As far as delay and prejudice is concerned, defendant has identified a specific schedule extension which would allow it to respond to these new allegations. That schedule modification would result in the extension of various deadlines, with the latest one being a non-oral hearing date on dispositive motions of October 5, 2010. That should still allow the case to be tried on the scheduled date of January 18, 2011. Consequently, any potential prejudice resulting from the timing of this amendment can be cured without adversely affecting the Court's ability to try this case in a timely fashion. Thus, the standard for permitting an amendment under Rule 15(a) has been met here.

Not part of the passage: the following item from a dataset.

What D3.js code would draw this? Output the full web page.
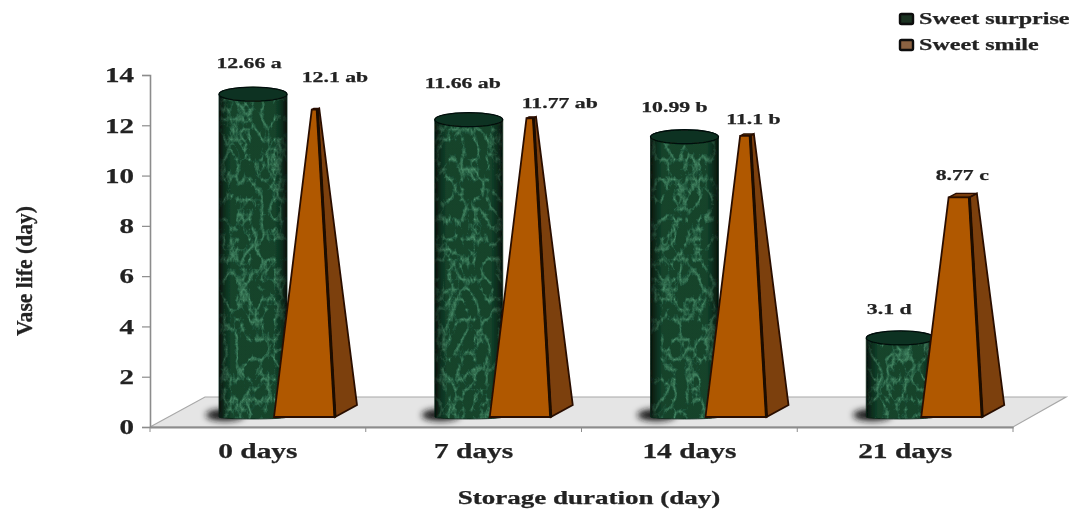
<!DOCTYPE html>
<html>
<head>
<meta charset="utf-8">
<script src="https://cdn.jsdelivr.net/npm/d3@7"></script>
<style>
  html, body { margin: 0; padding: 0; background: #fff; }
  text { font-family: "Liberation Serif", serif; font-weight: bold; fill: #222; stroke: #222; stroke-width: 0.25px; }
</style>
</head>
<body>
<div id="container"></div>
<script>
const categories = ["0 days", "7 days", "14 days", "21 days"];
const seriesNames = ["Sweet surprise", "Sweet smile"];
const surprise = [12.66, 11.66, 10.99, 3.1];
const smile = [12.1, 11.77, 11.1, 8.77];
const surpriseLabels = ["12.66 a", "11.66 ab", "10.99 b", "3.1 d"];
const smileLabels = ["12.1 ab", "11.77 ab", "11.1 b", "8.77 c"];
const yTicks = [0, 2, 4, 6, 8, 10, 12, 14];

const width = 1076, height = 512;
const svgRoot = d3.select("#container").append("svg")
  .attr("width", width).attr("height", height)
  .style("display", "block");
const defs = svgRoot.append("defs");

// the reference is a blurry bitmap, so everything goes through a slight blur
const soft = defs.append("filter").attr("id", "soft")
  .attr("filterUnits", "userSpaceOnUse")
  .attr("x", 0).attr("y", 0).attr("width", width).attr("height", height);
soft.append("feGaussianBlur").attr("stdDeviation", 0.45);
const svg = svgRoot.append("g").attr("filter", "url(#soft)");

// --- Scales ---
const x = d3.scaleBand().domain(categories).range([150, 1013]);
const y = d3.scaleLinear().domain([0, 14]).range([427, 75]);
// bars stand on the floor, a bit above the axis line
const yBar = d3.scaleLinear().domain([0, 14]).range([417, 60]);
// left edge of each series inside a band
const xSeries = d3.scalePoint().domain(seriesNames).range([69, 124]);

const cylW = 68, cylRy = 7;
const pyrW = 61, pyrDepth = 22, pyrRise = 12;
const pyrApex = 13.3;   // every pyramid tapers towards this height

// stretch text sideways, the picture was squeezed vertically
function widen(sel, factor) {
  sel.each(function () {
    const len = this.getComputedTextLength();
    d3.select(this)
      .attr("textLength", len * factor)
      .attr("lengthAdjust", "spacingAndGlyphs");
  });
}

// --- Marble texture: light veins laid over a flat dark green ---
const marble = defs.append("filter").attr("id", "marble")
  .attr("x", 0).attr("y", 0).attr("width", 1).attr("height", 1)
  .attr("color-interpolation-filters", "sRGB");
marble.append("feTurbulence").attr("type", "turbulence")
  .attr("baseFrequency", "0.08 0.05").attr("numOctaves", 5).attr("seed", 7);
marble.append("feColorMatrix").attr("type", "matrix")
  .attr("values", "0 0 0 0 0.36  0 0 0 0 0.66  0 0 0 0 0.5  0 0 0 -2.6 0.85");
marble.append("feGaussianBlur").attr("stdDeviation", 0.5);

const shade = defs.append("linearGradient").attr("id", "cylShade");
[[0, "#000", 0.8], [0.07, "#000", 0.4], [0.18, "#000", 0.05], [0.82, "#000", 0.05], [0.93, "#000", 0.4], [1, "#000", 0.8]]
  .forEach(s => shade.append("stop").attr("offset", s[0])
    .attr("stop-color", s[1]).attr("stop-opacity", s[2]));

const shadowBlur = defs.append("filter").attr("id", "shadow")
  .attr("x", "-50%").attr("y", "-100%").attr("width", "200%").attr("height", "300%");
shadowBlur.append("feGaussianBlur").attr("stdDeviation", 3);

// --- Floor ---
svg.append("path")
  .attr("d", d3.line()([[150, 427], [205, 397], [1066, 397], [1013, 427]]) + "Z")
  .attr("fill", "#e5e5e5").attr("stroke", "#a8a8a8").attr("stroke-width", 1.2);

// --- Axes ---
const yAxis = svg.append("g").attr("transform", "translate(150,0)")
  .call(d3.axisLeft(y).tickValues(yTicks).tickSize(8).tickPadding(8));
yAxis.selectAll("text").style("font-size", "21px");
widen(yAxis.selectAll("text"), 1.38);
yAxis.selectAll("line").attr("stroke", "#8c8c8c").attr("stroke-width", 1.2);
yAxis.select(".domain").attr("stroke", "#8c8c8c").attr("stroke-width", 1.6);

const xAxis = svg.append("g").attr("transform", "translate(0,427)")
  .call(d3.axisBottom(x).tickSize(0).tickPadding(16));
xAxis.selectAll("text").style("font-size", "21px");
widen(xAxis.selectAll("text"), 1.4);
xAxis.select(".domain").attr("stroke", "#8c8c8c").attr("stroke-width", 1.8);
xAxis.selectAll(".boundary").data(x.domain().map(d => x(d)).concat(x.range()[1])).join("line")
  .attr("x1", d => d).attr("x2", d => d).attr("y1", 0).attr("y2", 5)
  .attr("stroke", "#8c8c8c");

// --- Axis titles ---
svg.append("text")
  .attr("transform", "translate(32,271) rotate(-90)")
  .attr("text-anchor", "middle")
  .style("font-size", "23px")
  .attr("textLength", 130).attr("lengthAdjust", "spacingAndGlyphs")
  .text("Vase life (day)");
widen(svg.append("text")
  .attr("x", 589).attr("y", 504)
  .attr("text-anchor", "middle")
  .style("font-size", "18px")
  .text("Storage duration (day)"), 1.5);

// --- Cylinders ---
const cyl = svg.append("g").selectAll("g").data(categories).join("g");
cyl.each(function (cat, i) {
  const g = d3.select(this);
  const left = x(cat) + xSeries(seriesNames[0]);
  const right = left + cylW;
  const top = yBar(surprise[i]), bottom = yBar(0);
  const rx = cylW / 2;
  const outline = `M${left},${top}L${left},${bottom}A${rx},2 0 0 0 ${right},${bottom}L${right},${top}A${rx},${cylRy} 0 0 0 ${left},${top}Z`;

  g.append("ellipse")
    .attr("cx", left + 6).attr("cy", bottom - 2)
    .attr("rx", 19).attr("ry", 6)
    .attr("fill", "#141414").attr("filter", "url(#shadow)");

  const clipId = `cyl-clip-${i}`;
  defs.append("clipPath").attr("id", clipId).append("path").attr("d", outline);
  const body = g.append("g").attr("clip-path", `url(#${clipId})`);
  const bodyRect = () => body.append("rect")
    .attr("x", left).attr("y", top - cylRy)
    .attr("width", cylW).attr("height", bottom - top + 2 * cylRy);
  bodyRect().attr("fill", "#14472e");
  bodyRect().attr("filter", "url(#marble)");
  bodyRect().attr("fill", "url(#cylShade)");

  g.append("path").attr("d", outline).attr("fill", "none")
    .attr("stroke", "#0a2216").attr("stroke-width", 0.8);
  g.append("ellipse")
    .attr("cx", left + rx).attr("cy", top)
    .attr("rx", rx).attr("ry", cylRy)
    .attr("fill", "#0d3020").attr("stroke", "#04100a").attr("stroke-width", 1.3);
});

// --- Pyramids ---
const pyr = svg.append("g").selectAll("g").data(categories).join("g");
pyr.each(function (cat, i) {
  const g = d3.select(this);
  const fl = x(cat) + xSeries(seriesNames[1]);
  const fr = fl + pyrW;
  const br = fr + pyrDepth;
  const bottom = yBar(0);
  const top = yBar(smile[i]);
  const k = smile[i] / pyrApex;           // how far up towards the apex
  const cx = (fl + br) / 2;
  const lerp = (a, b) => a + (b - a) * k;
  const tl = lerp(fl, cx), tr = lerp(fr, cx), tb = lerp(br, cx);
  const rise = pyrRise * (1 - k);
  const stroke = "#2a1003";
  const frontY = top + rise;
  g.append("path")
    .attr("d", d3.line()([[tl, frontY], [tr, frontY], [tb, top], [tb - (tr - tl), top]]) + "Z")
    .attr("fill", "#7a3d0c").attr("stroke", stroke).attr("stroke-width", 1.4);
  g.append("path")
    .attr("d", d3.line()([[tr, frontY], [tb, top], [br, bottom - pyrRise], [fr, bottom]]) + "Z")
    .attr("fill", "#7c3f0b").attr("stroke", stroke).attr("stroke-width", 1.8);
  g.append("path")
    .attr("d", d3.line()([[tl, frontY], [tr, frontY], [fr, bottom], [fl, bottom]]) + "Z")
    .attr("fill", "#b05806").attr("stroke", stroke).attr("stroke-width", 1.8);
  g.append("line")
    .attr("x1", tr).attr("y1", frontY).attr("x2", fr).attr("y2", bottom)
    .attr("stroke", "#1c0a02").attr("stroke-width", 3);
});

// --- Value labels ---
const labelDy = [[-26, -26], [-32, -9], [-25, -10], [-24, -13]];
const labelDx = [[-4, 19], [-6, 28], [-10, 6], [-11, -1]];
const addLabels = (labels, values, si) => {
  const sel = svg.append("g").selectAll("text").data(labels).join("text")
    .attr("x", (d, i) => x(categories[i]) + xSeries(seriesNames[si]) + (si ? 42 : cylW / 2) + labelDx[i][si])
    .attr("y", (d, i) => yBar(values[i]) + labelDy[i][si])
    .attr("text-anchor", "middle")
    .style("font-size", "15px")
    .text(d => d);
  widen(sel, 1.45);
};
addLabels(surpriseLabels, surprise, 0);
addLabels(smileLabels, smile, 1);

// --- Legend ---
const legend = svg.append("g").selectAll("g").data(seriesNames).join("g")
  .attr("transform", (d, i) => `translate(900,${19 + i * 26})`);
legend.append("rect")
  .attr("x", 0).attr("y", -5).attr("width", 13).attr("height", 10).attr("rx", 1.5)
  .attr("fill", (d, i) => i ? "#8a6242" : "#1a3324")
  .attr("stroke", "#0a0a0a").attr("stroke-width", 2.4);
const legendText = legend.append("text")
  .attr("x", 19).attr("y", 5)
  .style("font-size", "16.5px")
  .text(d => d);
widen(legendText, 1.46);
</script>
</body>
</html>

III. Disposition and Order
For the foregoing reasons, plaintiff's motion to amend the complaint (#32) is granted. An amended complaint identical in content to the one attached as an exhibit to the motion shall be filed within fourteen days. The Court will revise the case schedule accordingly in a separately-filed order.
IV. Appeals Procedure
Any party may, within fourteen days after this Order is filed, file and serve on the opposing party a motion for reconsideration by a District Judge. 28 U.S.C. § 636(b)(1)(A), Rule 72(a), Fed.R.Civ.P.; Eastern Division Order No. 91-3, pt. I., F., 5. The motion must specifically designate the order or part in question and the basis for any objection. Responses to objections are due fourteen days after objections are filed and replies by the objecting party are due seven days thereafter. The District Judge, upon consideration of the motion, shall set aside any part of this Order found to be clearly erroneous or contrary to law.
This order is in full force and effect, notwithstanding the filing of any objections, unless stayed by the Magistrate Judge or District Judge. S.D. Ohio L.R. 72.4.